War on drugs is an insane failure

We're not learning from mistakes and success of past

Legalize drugs? Curiously, support can be found in the words of drug war
advocates.

"Corruption among law enforcement agency personnel continues to be a major
impediment to cooperative investigations. Law enforcement initiatives
appear to have had only a slight, if any, impact on drug transportation and
distribution organizations..." Jane C. Maxwell, Texas Commission on
Alcohol and Drug Abuse, June 1996.

"Historically, prohibitions have not been effective and are always very
costly to support." City Judge John Roberts, Waco, January 1997.

"At best we will stop 10 percent of all illegal drugs bound for U.S. soil.
The ten percent interdiction rate is supposed to deter the 90 percent
success rate." Brad Watson, DEA, Heart of Texas Area Drug Task Force, 1995.

"This is not a war that can be won in a year or so. It's not a battle where
we can achieve total victory." Gen. Barry R. McCaffrey, national drug
czar, 1996.

"The definition of insanity is doing the same old thing over and over again
and expecting a different result." candidate Bill Clinton, July 1992.

The war on drugs, by definition, is insanity. By their own admission, drug
war advocates are impractical visionaries committed to unsound strategy.

Year after year, "over and over again," drug war strategists continue
assertions that legalization would be admitting failure. Changing strategy
is not failure. Failure to change unsuccessful strategy is failure.

Legalization's gains

Legalization is not failure. Legalization is a proven success. For example,
nicotine is a drug with a very high potential for addiction. In the past 25
years, addictive use of illegal drugs has not changed, but addictive use of
nicotine has been cut in half without sending one person to prison or
vowing to stop the drug at its source.

In the 1500's, many European countries experimented with tobacco
prohibition. Tobacco was illegal and the death penalty was imposed for mere
possession. Tobacco use increased.

The zero tolerance policy for tobacco failed as criminal penalties for drug
use typically do. Americans are quick to recognize the folly of forcing
legal drugs into the illicit market through prohibition.

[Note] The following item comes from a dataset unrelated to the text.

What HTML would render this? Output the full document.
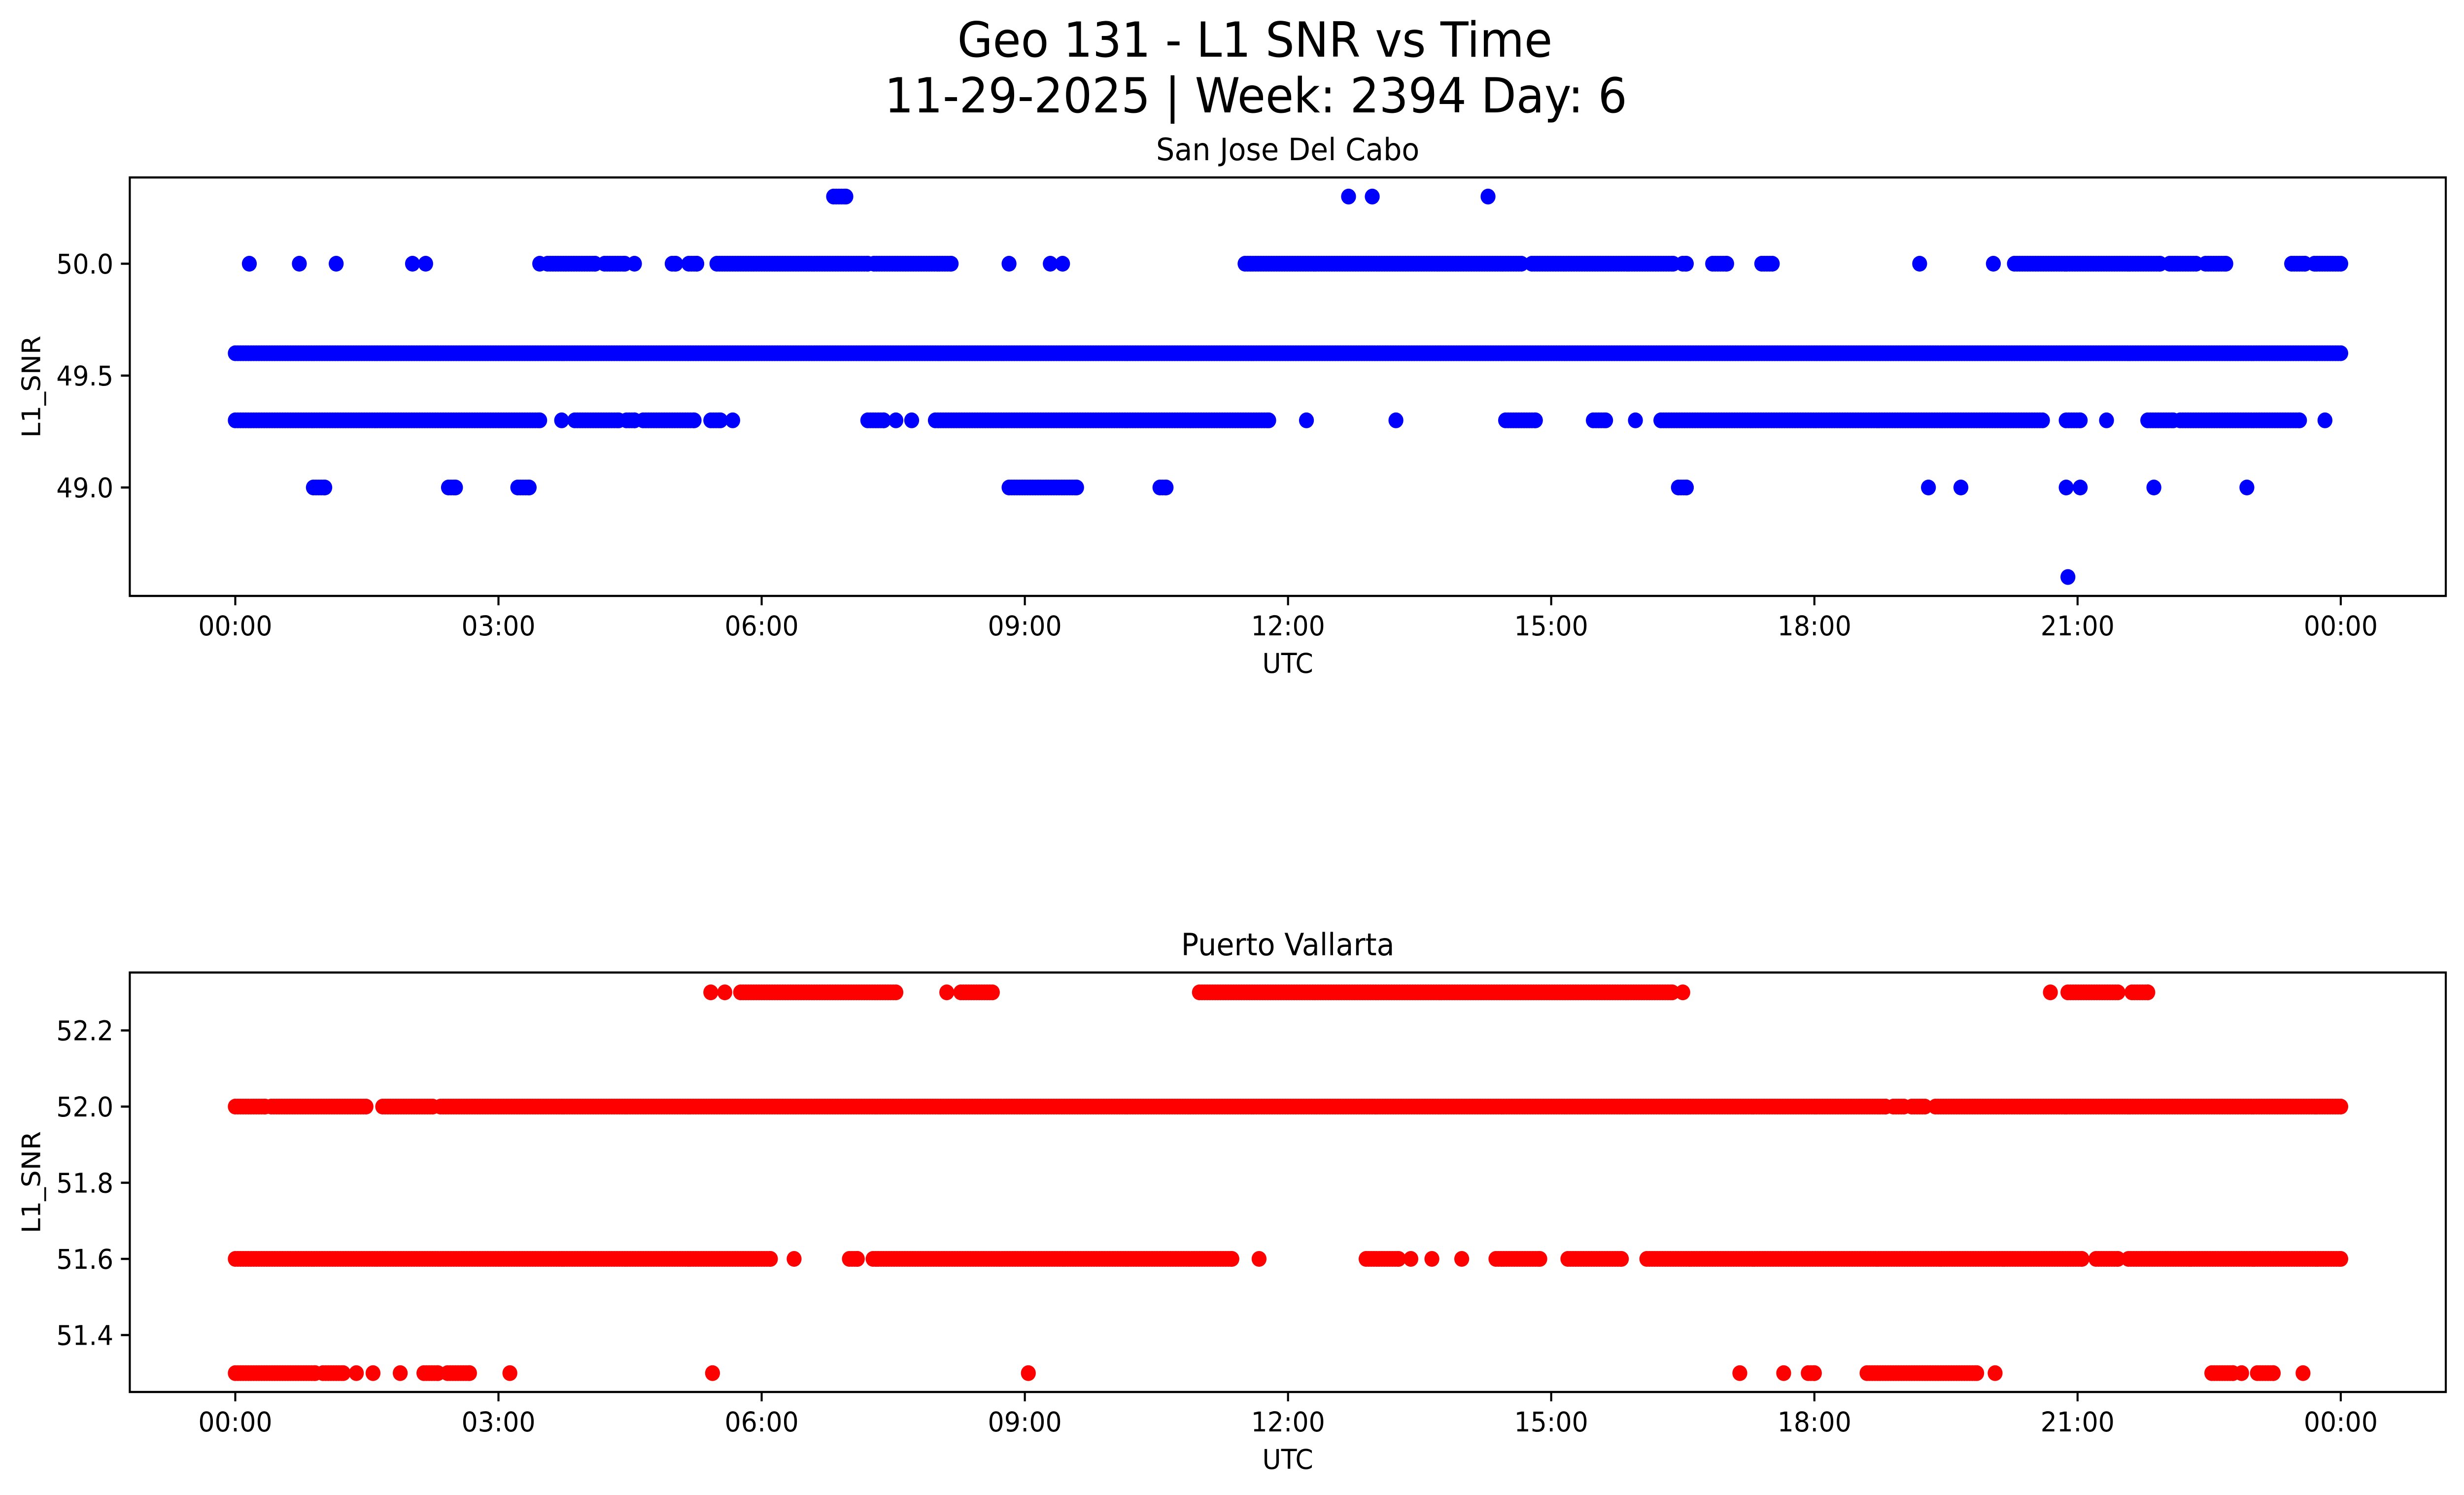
<!DOCTYPE html>
<html><head><meta charset="utf-8"><style>
html,body{margin:0;padding:0;background:#fff;overflow:hidden;width:100%;height:100%;}
svg{display:block;position:absolute;left:0;top:0;width:100vw;height:100vh;font-family:"DejaVu Sans","Liberation Sans",sans-serif;}
</style></head><body>
<svg id="fig" viewBox="0 0 5278 3033" preserveAspectRatio="none" xmlns="http://www.w3.org/2000/svg">
<rect width="5278" height="3033" fill="#fff"/>
<text x="2688" y="115" font-size="98" text-anchor="middle">Geo 131 - L1 SNR vs Time</text>
<text x="2690" y="228" font-size="98" text-anchor="middle">11-29-2025 | Week: 2394 Day: 6</text>
<g id="p1"></g>
<g id="p2"></g>
</svg>
<script>
// time ticks (hours)
const tickHours = [0,3,6,9,12,15,18,21,24];
const tickLabels = ["00:00","03:00","06:00","09:00","12:00","15:00","18:00","21:00","00:00"];
// Panel 1: San Jose Del Cabo — levels and [start,end] hour intervals
const sjLevels = [50.3, 50.0, 49.6, 49.3, 49.0, 48.6];
const sj503 = [[6.82,6.96],[12.69,12.69],[12.96,12.96],[14.28,14.28]];
const sj500 = [[0.16,0.16],[0.73,0.73],[1.15,1.15],[2.02,2.02],[2.17,2.17],[3.47,3.47],[3.56,4.10],[4.21,4.44],[4.55,4.55],[4.98,5.02],[5.17,5.26],[5.49,7.21],[7.28,8.16],[8.82,8.82],[9.29,9.29],[9.43,9.43],[11.51,14.66],[14.78,16.39],[16.50,16.54],[16.84,17.00],[17.40,17.52],[19.20,19.20],[20.04,20.04],[20.28,21.94],[22.05,22.35],[22.46,22.69],[23.44,23.59],[23.70,24]];
const sj496 = [[0,24]];
const sj493 = [[0,3.47],[3.72,3.72],[3.87,4.37],[4.46,4.55],[4.65,5.23],[5.42,5.53],[5.67,5.67],[7.21,7.39],[7.53,7.53],[7.71,7.71],[7.98,11.78],[12.21,12.21],[13.23,13.23],[14.48,14.82],[15.48,15.62],[15.96,15.96],[16.25,20.60],[20.87,21.03],[21.33,21.33],[21.80,22.09],[22.17,23.53],[23.82,23.82]];
const sj490 = [[0.89,1.02],[2.43,2.51],[3.22,3.35],[8.82,9.59],[10.54,10.61],[16.45,16.54],[19.30,19.30],[19.67,19.67],[20.87,20.87],[21.03,21.03],[21.87,21.87],[22.93,22.93]];
const sj486 = [[20.89,20.89]];
const sjSeries = [sj503, sj500, sj496, sj493, sj490, sj486];
const sjYTicks = [49.0, 49.5, 50.0];
const sjYLabels = ["49.0","49.5","50.0"];
// Panel 2: Puerto Vallarta
const pvLevels = [52.3, 52.0, 51.6, 51.3];
const pv523 = [[5.42,5.42],[5.58,5.58],[5.76,7.53],[8.11,8.11],[8.27,8.63],[10.99,16.38],[16.50,16.50],[20.69,20.69],[20.89,21.46],[21.62,21.80]];
const pv520 = [[0,0.34],[0.41,1.49],[1.68,2.25],[2.34,18.81],[18.90,19.02],[19.11,19.26],[19.38,24]];
const pv516 = [[0,6.10],[6.37,6.37],[7.00,7.09],[7.27,11.36],[11.67,11.67],[12.89,13.26],[13.40,13.40],[13.64,13.64],[13.98,13.98],[14.37,14.87],[15.19,15.80],[16.09,21.05],[21.21,21.46],[21.58,24]];
const pv513 = [[0,0.91],[1.00,1.23],[1.38,1.38],[1.57,1.57],[1.88,1.88],[2.15,2.31],[2.42,2.67],[3.13,3.13],[5.44,5.44],[9.04,9.04],[17.15,17.15],[17.65,17.65],[17.93,18.00],[18.60,19.85],[20.06,20.06],[22.53,22.77],[22.87,22.87],[23.05,23.23],[23.57,23.57]];
const pvSeries = [pv523, pv520, pv516, pv513];
const pvYTicks = [51.4, 51.6, 51.8, 52.0, 52.2];
const pvYLabels = ["51.4","51.6","51.8","52.0","52.2"];

const NS = "http://www.w3.org/2000/svg";
const X0 = 504, X24 = 5014;
function xScale(h){ return X0 + (X24 - X0) * h / 24; }
function mk(tag, attrs, parent){
  const e = document.createElementNS(NS, tag);
  for (const k in attrs) e.setAttribute(k, attrs[k]);
  parent.appendChild(e);
  return e;
}
function panel(g, cfg){
  const {top, bottom, yScale, levels, series, yTicks, yLabels, color, title} = cfg;
  const L = 278, R = 5239;
  const marks = mk('g', {}, g);
  
  
  series.forEach((ints, i) => {
    const y = yScale(levels[i]);
    ints.forEach(iv => {
      const step = 0.03;
      for (let h = iv[0]; h <= iv[1] + 1e-9; h += step) {
        const c = mk('circle', {cx: xScale(h), cy: y, r: 16, fill: color}, marks);
        
        
      }
      if ((iv[1] - iv[0]) % step > 0.001) {
        const c = mk('circle', {cx: xScale(iv[1]), cy: y, r: 16, fill: color}, marks);
        
        
      }
    });
  });
  const frame = mk('rect', {x: L, y: top, width: R - L, height: bottom - top, fill: 'none', stroke: '#000', 'stroke-width': 4.4}, g);
  
  
  tickHours.forEach((h, i) => {
    const x = xScale(h);
    mk('line', {x1: x, x2: x, y1: bottom, y2: bottom + 19, stroke: '#000', 'stroke-width': 4.4}, g);
    const t = mk('text', {x: x, y: bottom + 80, 'font-size': 55, 'text-anchor': 'middle'}, g);
    t.textContent = tickLabels[i];
    
    
  });
  yTicks.forEach((v, i) => {
    const y = yScale(v);
    mk('line', {x1: L - 19, x2: L, y1: y, y2: y, stroke: '#000', 'stroke-width': 4.4}, g);
    const t = mk('text', {x: L - 35, y: y + 20, 'font-size': 55, 'text-anchor': 'end'}, g);
    t.textContent = yLabels[i];
    
    
  });
  const xl = mk('text', {x: (L + R) / 2, y: bottom + 156, 'font-size': 55, 'text-anchor': 'middle'}, g);
  xl.textContent = 'UTC';
  
  
  const cy = (top + bottom) / 2;
  const yl = mk('text', {x: 0, y: 0, 'font-size': 55, 'text-anchor': 'middle', transform: `translate(86 ${cy}) rotate(-90)`}, g);
  yl.textContent = 'L1_SNR';
  
  
  const tt = mk('text', {x: (L + R) / 2, y: top - 35, 'font-size': 62, 'text-anchor': 'middle'}, g);
  tt.textContent = title;
  
  
}
panel(document.getElementById('p1'), {
  top: 360, bottom: 1209, yScale: v => 535 - (v - 50) * 454,
  levels: sjLevels, series: sjSeries, yTicks: sjYTicks, yLabels: sjYLabels,
  color: '#0000ff', title: 'San Jose Del Cabo'
});
panel(document.getElementById('p2'), {
  top: 1973, bottom: 2824, yScale: v => 2245 - (v - 52) * 772.5,
  levels: pvLevels, series: pvSeries, yTicks: pvYTicks, yLabels: pvYLabels,
  color: '#ff0000', title: 'Puerto Vallarta'
});
</script>
</body></html>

One benefit of legalization will include a restricted clinic based system.
Clinics of this nature provide safe treatment for existing drug abusers as
well as proven methods of reducing use.

Such a system worked in Shreveport, from 1919 to 1923, and dried up the
illicit market. Crime dropped and many of the addicts were able to be
employed.

Far more accurate data concerning responsible use as well as addiction will
emerge leading to a better understanding of drug use.

Beneficial uses

All drugs have the potential to restore health or remove health depending
on how we use them. For example, for over 20 years the U.S. Government has
been quietly supplying eight Americans with marijuana to be smoked for
medical purposes. These eight Americans are using marijuana responsibly and
many are gainfully employed.

The primary defense against drug abuse is found in individual
responsibility, not in the warmonger mentality of those opposed to
legalization. Resources would be best spent in education and prevention
programs that help our children make the selfmotivated choices necessary
in understanding the consequences of drug use.

We can teach our children and ourselves protection from drug abuse. We
cannot protect anyone from the madness inherent in a market dominated by
illegal drug profiteers and war insanity.

Waco resident John Wilson, who says he uses marijuana under a doctor's
recommendation, is active in the effort to legalize medicinal marijuana.